Figure 4. Comparison between Ceg1 and Cgt1

(A) Ribbon representations of S. cerevisiae Ceg1 (slate) and C. albicans Cgt1 (red). (B) Orthogonal view to A. Ceg1 and Cgt1 were aligned based on their nucleotidyl transferase (NT) domains, highlighting the conformational differences observed for their respective OB domains. The phosphorylated CTD peptide in the Cgt1 structure is colored yellow in stick representation. The Cet1 N-terminal WAQKW motif is colored in magenta in stick representation in the Ceg1 structure. Domains and polypeptides are labeled.

Figure 5. Structural and mutational analysis of the interface between Cet1 and Ceg1

(A) Interactions between the Cet1 WAQKW motif and the Ceg1 OB domain. The OB domain is depicted in ribbon representation with side chains selected for mutational analysis colored yellow in stick representation. The helix-loop insertion in Ceg1 is indicated by a bar and the designation HL. The Cet1 N-terminal element is shown in stick representation in magenta and labeled. Side chains are labeled in black for Ceg1 and magenta for Cet1. B) Similar to (A) but with Ceg1 depicted in surface view to highlight the deep canyon in which the Cet1 polypeptide binds.

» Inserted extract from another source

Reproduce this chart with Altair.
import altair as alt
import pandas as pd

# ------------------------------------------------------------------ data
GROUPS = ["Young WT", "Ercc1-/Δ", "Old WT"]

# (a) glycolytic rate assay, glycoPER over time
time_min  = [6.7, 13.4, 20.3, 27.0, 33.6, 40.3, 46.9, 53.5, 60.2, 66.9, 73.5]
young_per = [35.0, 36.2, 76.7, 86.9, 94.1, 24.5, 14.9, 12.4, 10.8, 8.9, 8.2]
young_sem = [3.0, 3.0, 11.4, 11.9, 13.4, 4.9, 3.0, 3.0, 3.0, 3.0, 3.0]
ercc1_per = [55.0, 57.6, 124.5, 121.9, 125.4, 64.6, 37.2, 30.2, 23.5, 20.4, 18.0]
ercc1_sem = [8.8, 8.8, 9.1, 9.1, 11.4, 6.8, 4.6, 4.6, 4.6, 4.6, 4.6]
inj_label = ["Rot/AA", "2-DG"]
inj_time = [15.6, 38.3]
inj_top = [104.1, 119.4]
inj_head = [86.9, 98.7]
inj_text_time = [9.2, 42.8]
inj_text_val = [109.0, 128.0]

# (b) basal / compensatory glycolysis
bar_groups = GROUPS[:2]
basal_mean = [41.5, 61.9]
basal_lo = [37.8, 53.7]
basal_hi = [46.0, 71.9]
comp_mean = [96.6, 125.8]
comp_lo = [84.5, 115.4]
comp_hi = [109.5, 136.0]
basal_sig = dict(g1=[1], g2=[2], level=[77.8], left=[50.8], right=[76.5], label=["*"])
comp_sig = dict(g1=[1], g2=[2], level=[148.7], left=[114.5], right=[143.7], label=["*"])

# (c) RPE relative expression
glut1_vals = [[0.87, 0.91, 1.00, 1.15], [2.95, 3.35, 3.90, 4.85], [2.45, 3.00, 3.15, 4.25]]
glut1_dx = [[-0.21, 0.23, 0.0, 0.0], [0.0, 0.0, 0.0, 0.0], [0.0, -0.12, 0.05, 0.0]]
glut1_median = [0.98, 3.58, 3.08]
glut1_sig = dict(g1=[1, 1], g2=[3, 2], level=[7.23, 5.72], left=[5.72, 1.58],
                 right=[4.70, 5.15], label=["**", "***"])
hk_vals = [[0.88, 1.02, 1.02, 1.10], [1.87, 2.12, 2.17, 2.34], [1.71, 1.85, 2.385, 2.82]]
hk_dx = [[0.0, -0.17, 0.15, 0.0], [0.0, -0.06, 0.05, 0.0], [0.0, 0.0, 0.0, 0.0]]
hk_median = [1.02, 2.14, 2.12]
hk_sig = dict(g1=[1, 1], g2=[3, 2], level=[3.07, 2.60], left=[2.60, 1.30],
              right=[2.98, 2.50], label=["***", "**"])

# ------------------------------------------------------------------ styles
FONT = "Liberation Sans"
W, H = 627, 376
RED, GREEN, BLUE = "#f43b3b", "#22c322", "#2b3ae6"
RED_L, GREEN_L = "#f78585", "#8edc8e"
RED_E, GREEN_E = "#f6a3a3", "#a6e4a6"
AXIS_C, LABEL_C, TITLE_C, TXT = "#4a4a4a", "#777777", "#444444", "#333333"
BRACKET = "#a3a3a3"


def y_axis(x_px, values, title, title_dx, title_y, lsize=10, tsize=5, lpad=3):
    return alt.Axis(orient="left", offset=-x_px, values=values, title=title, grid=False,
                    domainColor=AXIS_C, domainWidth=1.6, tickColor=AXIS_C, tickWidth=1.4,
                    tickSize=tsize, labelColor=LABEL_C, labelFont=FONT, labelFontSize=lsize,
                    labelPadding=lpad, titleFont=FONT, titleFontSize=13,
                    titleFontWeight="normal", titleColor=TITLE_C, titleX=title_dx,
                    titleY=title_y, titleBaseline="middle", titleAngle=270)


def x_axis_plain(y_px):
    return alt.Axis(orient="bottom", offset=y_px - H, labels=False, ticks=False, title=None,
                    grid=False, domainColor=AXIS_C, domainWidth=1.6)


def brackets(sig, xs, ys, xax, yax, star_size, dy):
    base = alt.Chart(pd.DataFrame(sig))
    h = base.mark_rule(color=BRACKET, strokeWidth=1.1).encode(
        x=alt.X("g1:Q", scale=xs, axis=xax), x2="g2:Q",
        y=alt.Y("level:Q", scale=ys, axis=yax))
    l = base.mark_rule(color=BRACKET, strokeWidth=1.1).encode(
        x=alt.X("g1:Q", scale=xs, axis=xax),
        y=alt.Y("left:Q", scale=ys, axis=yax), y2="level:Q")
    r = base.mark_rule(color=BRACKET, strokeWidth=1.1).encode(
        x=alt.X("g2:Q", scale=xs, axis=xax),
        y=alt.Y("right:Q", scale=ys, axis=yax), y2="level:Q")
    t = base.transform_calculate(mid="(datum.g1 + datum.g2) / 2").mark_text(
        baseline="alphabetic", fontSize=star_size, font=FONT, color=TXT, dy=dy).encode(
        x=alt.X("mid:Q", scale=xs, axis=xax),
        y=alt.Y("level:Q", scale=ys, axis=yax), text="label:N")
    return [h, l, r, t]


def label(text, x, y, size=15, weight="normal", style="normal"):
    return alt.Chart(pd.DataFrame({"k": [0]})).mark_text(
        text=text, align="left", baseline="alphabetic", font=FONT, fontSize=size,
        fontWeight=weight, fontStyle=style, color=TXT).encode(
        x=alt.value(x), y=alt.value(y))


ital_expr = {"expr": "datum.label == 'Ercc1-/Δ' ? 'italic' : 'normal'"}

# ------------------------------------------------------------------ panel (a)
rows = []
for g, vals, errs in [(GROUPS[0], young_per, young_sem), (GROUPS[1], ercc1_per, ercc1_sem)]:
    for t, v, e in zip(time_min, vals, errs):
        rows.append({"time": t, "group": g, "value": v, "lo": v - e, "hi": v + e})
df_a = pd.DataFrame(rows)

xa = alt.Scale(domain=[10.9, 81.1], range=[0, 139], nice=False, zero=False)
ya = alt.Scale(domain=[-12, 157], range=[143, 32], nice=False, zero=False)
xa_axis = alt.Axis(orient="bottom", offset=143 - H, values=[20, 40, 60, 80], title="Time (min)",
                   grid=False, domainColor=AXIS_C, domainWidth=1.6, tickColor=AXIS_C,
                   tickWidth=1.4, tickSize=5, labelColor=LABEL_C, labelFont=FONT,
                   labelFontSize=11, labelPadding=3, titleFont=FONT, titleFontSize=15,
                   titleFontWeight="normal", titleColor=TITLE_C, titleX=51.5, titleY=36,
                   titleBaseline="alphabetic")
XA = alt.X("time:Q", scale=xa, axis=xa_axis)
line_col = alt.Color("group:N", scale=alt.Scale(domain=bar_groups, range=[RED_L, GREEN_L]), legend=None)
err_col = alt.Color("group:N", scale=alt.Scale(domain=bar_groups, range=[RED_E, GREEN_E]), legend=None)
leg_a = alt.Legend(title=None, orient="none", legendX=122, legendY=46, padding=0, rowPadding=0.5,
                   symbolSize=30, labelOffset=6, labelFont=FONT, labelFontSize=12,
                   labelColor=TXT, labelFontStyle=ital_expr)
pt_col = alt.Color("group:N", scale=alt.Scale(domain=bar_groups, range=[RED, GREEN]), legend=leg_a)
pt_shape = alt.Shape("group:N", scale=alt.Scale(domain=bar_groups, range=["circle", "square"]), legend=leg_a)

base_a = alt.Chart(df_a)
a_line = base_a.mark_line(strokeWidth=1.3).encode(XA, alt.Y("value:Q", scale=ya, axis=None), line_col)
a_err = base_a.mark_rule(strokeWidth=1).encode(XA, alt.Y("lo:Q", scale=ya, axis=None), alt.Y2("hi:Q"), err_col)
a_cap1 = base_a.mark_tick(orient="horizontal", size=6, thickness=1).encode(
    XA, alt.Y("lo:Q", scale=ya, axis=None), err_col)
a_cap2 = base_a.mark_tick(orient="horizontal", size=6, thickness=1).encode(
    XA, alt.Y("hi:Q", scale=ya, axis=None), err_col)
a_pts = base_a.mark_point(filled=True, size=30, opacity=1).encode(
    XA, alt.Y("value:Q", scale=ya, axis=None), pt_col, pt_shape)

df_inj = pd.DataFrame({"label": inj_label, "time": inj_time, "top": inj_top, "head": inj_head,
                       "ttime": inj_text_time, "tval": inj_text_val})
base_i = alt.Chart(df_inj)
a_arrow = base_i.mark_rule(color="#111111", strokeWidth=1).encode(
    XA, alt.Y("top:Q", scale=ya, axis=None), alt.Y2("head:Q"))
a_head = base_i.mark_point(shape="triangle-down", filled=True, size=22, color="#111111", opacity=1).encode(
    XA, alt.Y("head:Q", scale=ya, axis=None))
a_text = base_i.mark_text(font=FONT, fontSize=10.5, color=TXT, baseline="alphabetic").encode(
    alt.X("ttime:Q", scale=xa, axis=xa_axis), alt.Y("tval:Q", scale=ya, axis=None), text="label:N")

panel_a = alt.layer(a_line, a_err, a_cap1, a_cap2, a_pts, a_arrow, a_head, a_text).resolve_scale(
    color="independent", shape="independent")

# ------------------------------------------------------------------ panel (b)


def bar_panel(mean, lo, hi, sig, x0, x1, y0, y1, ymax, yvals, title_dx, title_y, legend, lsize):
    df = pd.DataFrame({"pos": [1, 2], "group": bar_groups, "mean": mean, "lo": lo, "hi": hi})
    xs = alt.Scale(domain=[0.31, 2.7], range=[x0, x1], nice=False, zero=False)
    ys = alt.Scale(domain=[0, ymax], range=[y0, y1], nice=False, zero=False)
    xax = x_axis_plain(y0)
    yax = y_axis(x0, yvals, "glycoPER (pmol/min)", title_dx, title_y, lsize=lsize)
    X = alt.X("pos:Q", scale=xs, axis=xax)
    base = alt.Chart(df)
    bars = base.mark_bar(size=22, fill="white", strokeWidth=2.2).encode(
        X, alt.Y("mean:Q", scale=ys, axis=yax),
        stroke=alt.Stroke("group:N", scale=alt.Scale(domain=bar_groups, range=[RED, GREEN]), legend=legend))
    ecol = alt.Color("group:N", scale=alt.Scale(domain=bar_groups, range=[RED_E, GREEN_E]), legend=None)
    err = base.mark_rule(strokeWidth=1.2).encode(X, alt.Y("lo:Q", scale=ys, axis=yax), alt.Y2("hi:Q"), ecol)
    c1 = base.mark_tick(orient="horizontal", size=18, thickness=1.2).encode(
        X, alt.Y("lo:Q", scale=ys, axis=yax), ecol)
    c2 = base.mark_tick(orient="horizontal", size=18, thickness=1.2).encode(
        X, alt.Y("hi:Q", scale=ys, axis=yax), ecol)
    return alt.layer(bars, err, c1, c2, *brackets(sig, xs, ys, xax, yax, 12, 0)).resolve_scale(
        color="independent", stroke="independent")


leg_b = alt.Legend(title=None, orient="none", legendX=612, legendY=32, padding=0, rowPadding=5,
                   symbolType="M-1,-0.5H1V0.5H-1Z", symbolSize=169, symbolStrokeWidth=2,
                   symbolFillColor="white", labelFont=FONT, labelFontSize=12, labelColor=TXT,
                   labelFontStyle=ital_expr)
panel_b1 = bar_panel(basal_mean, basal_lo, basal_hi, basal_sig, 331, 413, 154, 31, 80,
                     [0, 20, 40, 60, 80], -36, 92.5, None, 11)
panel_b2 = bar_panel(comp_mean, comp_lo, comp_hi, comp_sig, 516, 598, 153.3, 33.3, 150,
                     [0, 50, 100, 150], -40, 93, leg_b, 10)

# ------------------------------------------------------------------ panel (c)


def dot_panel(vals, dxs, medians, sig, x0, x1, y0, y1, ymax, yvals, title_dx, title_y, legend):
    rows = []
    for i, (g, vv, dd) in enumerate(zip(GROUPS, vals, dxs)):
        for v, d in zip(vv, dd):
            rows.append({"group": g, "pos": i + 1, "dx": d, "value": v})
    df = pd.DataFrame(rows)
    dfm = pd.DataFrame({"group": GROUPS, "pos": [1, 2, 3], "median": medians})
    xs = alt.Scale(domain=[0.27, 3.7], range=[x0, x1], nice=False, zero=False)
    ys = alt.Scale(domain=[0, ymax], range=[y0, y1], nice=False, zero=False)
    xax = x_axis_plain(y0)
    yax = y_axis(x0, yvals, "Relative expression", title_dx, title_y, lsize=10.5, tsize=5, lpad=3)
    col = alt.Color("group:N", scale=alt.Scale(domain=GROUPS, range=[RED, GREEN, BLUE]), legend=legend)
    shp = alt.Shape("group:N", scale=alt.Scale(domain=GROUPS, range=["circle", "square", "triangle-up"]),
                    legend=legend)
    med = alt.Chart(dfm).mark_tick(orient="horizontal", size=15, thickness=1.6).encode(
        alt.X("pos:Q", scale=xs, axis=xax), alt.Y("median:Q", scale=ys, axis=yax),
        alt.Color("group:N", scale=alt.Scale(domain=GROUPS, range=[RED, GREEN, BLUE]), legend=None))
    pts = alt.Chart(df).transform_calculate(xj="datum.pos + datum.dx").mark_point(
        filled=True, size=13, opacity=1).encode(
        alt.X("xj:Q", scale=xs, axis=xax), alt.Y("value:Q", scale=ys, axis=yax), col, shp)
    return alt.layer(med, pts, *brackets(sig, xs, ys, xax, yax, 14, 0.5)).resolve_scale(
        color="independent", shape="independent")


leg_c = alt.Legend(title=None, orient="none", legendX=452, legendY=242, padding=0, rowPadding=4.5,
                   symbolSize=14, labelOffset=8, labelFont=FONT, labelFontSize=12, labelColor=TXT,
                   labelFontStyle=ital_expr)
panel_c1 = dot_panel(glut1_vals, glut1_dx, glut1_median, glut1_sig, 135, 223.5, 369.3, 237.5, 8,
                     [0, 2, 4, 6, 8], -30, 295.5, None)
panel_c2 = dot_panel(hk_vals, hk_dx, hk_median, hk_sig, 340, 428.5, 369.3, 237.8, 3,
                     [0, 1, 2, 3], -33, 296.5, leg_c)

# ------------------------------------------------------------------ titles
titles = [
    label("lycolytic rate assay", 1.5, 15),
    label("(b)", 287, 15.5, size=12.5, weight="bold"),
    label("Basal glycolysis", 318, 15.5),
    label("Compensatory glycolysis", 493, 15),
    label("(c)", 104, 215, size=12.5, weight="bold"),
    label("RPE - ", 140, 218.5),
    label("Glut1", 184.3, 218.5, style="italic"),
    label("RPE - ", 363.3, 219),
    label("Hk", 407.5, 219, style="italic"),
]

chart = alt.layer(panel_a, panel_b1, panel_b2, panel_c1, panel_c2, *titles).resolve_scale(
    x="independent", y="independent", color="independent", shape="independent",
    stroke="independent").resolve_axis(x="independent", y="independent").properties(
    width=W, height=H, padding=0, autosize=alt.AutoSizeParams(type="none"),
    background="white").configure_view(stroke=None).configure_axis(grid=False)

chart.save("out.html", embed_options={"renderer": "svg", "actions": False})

Selected Ceg1 amino acids (yellow) are labeled. C) and D) Serial dilutions of S. cerevisiae strains bearing indicated CEG1 alleles (top position at OD₆₀₀=0.5 with three serially diluted concentrations along the vertical axis). Top of each panel indicates the CET1 strain utilized in each analysis and individual amino acid substitutions are indicated at the bottom of the panel. Panel (C) shows results of a complementation assay in a strain expressing full length CET1(1–549) and panel (D) shows results of a complementation assay in a strain expressing CET1(241–549). This latter strain contains a fragment of Cet1 that is analogous to the Cet1 domain determined in the structure of the Cet1-Ceg1 complex.

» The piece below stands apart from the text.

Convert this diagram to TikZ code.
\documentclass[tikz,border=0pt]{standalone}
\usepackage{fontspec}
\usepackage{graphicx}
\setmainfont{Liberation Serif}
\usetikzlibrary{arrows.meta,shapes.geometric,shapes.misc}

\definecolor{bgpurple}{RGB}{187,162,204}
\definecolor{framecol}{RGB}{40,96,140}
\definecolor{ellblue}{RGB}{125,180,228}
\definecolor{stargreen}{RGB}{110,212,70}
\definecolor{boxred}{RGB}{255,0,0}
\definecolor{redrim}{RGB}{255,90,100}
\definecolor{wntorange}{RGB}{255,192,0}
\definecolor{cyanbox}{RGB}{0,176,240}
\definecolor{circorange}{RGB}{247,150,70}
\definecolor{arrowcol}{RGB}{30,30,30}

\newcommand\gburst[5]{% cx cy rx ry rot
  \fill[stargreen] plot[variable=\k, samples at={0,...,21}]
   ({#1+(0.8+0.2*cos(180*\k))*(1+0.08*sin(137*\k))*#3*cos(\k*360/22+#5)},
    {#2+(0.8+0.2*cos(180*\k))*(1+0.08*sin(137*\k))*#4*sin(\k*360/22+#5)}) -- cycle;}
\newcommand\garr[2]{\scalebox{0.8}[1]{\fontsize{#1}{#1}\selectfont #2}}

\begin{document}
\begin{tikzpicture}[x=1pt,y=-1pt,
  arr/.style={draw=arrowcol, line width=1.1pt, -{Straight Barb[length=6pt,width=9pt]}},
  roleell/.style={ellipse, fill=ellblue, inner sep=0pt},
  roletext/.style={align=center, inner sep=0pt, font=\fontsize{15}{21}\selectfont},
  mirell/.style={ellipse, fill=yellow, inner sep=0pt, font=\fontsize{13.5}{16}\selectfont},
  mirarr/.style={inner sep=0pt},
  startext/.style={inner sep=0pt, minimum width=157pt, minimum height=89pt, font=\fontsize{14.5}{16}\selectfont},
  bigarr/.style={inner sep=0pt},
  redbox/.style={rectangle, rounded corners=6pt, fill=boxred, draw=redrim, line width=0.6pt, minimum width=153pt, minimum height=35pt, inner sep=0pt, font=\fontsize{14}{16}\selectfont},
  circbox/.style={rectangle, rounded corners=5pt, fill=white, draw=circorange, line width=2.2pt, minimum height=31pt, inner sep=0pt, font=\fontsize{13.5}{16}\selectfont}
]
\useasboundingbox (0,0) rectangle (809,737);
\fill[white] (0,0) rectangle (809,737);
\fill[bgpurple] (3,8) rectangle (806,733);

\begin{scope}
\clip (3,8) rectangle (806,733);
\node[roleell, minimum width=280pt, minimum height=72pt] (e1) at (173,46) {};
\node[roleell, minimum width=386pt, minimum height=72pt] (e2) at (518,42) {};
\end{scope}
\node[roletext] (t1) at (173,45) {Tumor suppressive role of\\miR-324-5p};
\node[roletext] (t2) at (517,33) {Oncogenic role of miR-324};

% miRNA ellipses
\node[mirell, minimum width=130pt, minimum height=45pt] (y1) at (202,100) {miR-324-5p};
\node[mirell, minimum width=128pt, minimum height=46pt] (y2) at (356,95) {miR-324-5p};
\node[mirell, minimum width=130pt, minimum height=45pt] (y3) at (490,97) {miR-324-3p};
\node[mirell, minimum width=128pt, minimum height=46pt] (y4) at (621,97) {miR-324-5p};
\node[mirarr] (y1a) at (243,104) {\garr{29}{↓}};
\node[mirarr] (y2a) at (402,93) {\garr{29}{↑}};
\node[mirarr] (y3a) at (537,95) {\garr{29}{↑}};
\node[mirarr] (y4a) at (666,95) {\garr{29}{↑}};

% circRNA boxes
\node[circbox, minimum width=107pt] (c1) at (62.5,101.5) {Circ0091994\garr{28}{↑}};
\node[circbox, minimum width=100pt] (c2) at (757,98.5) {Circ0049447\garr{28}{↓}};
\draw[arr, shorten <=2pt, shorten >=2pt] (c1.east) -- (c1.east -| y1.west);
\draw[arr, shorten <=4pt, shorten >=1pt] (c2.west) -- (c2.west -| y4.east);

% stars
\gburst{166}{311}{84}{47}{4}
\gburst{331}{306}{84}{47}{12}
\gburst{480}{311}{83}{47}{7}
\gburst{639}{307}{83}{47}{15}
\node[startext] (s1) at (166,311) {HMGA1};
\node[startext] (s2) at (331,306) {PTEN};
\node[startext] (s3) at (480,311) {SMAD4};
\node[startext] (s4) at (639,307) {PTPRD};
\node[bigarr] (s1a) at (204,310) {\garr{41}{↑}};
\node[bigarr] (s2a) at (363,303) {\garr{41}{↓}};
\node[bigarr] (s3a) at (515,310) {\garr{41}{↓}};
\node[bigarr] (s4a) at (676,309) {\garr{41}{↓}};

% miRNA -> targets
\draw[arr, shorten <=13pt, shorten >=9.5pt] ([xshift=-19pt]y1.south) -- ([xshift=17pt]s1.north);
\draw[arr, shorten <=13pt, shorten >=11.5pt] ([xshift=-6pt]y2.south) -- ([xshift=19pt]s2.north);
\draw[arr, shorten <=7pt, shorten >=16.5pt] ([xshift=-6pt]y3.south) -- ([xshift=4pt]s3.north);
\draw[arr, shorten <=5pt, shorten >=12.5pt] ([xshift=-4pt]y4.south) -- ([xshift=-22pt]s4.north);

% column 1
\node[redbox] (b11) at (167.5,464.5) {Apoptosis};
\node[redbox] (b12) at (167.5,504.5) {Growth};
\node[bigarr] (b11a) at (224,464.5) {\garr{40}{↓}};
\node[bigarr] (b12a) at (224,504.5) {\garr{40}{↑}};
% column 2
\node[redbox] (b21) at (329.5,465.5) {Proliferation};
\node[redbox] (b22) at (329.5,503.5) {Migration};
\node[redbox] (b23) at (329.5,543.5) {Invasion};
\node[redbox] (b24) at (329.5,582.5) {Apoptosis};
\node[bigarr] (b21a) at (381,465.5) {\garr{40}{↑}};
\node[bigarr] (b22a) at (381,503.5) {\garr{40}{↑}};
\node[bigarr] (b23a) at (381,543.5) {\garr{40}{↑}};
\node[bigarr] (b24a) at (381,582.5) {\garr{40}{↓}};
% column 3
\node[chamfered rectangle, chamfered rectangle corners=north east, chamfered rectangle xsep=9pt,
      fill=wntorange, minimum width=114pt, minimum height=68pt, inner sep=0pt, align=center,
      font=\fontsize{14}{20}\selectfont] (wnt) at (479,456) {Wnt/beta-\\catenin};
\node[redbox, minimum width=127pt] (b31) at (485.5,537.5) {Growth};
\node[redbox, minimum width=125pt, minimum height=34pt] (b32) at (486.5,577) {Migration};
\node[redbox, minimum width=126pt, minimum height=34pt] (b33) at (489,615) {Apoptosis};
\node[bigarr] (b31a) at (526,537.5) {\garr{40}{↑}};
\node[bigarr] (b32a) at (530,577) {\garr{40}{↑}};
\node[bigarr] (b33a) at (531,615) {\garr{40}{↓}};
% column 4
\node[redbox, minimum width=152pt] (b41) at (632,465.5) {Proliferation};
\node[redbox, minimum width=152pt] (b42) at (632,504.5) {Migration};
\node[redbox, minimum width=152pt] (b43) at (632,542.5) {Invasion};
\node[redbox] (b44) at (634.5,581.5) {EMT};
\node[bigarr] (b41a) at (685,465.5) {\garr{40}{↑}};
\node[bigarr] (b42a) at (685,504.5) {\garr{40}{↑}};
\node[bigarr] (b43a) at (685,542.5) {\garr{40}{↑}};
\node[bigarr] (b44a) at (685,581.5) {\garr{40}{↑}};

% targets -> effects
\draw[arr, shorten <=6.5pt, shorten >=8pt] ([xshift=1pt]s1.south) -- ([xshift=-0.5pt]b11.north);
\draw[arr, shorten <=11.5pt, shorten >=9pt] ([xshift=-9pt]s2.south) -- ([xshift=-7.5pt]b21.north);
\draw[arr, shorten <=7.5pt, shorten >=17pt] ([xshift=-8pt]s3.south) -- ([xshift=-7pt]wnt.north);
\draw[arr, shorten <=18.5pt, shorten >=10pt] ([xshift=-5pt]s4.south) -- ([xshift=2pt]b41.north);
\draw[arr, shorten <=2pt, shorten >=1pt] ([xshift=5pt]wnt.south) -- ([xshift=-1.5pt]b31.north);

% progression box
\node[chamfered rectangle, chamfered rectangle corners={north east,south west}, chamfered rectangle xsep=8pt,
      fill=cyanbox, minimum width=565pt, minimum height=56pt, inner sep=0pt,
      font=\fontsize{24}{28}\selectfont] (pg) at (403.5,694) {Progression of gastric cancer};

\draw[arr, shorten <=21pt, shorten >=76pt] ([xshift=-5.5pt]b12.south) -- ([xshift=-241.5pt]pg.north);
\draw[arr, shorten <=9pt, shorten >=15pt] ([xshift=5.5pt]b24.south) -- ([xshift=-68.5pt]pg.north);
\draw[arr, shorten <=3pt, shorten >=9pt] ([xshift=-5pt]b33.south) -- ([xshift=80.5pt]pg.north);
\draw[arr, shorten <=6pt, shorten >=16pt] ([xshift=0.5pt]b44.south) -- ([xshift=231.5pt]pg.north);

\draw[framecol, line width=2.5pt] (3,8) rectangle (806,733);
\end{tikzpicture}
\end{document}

Figure 6. Stereo diagram of the Cet1-Ceg1 complex and structure-based sequence alignment for Ceg1 and Cgt1

(A) Stick representation of the Ceg1 OB domain with side chains targeted by mutagenesis colored yellow and labeled in black. Cet1 amino acids are labeled and colored in magenta. The helix-loop insertion is indicated by a black bar and the designation HL. (B) Sequence alignment for the OB domains from Ceg1 and Cgt1 with secondary structure elements indicated above or below the respective sequence. Residues targeted for mutational analysis are indicated by black triangles. Residues highlighted in red belong to a hydrophobic cluster that is shared between Ceg1 and Cgt1 while residues highlighted in green are located in the unique Ceg1 HL insertion that contacts Cet1. Disordered regions in our structure are indicated by a dashed line.

Figure 7. Model for the organization of the Cet1-Ceg1 capping apparatus

On the left is a schematic of the Cet1-Ceg1 complex with one Ceg1 protomer shown bound to the phosphorylated RNAP IIo CTD via the nucleotidyltransferase domain (NT) in the open configuration ready to bind substrates or release products. Interactions between the Ceg1 OB domain and one Cet1 protomer WAQKW motif is followed by a flexible linker that tethers the Ceg1 OB domain to the Cet1 triphosphatase. On the right is Cet1-Ceg1 complex with Ceg1 in the closed configuration illustrating that Ceg1 can undergo the conformational changes required for capping while maintaining interactions with Cet1 and the phosphorylated RNAP IIo CTD.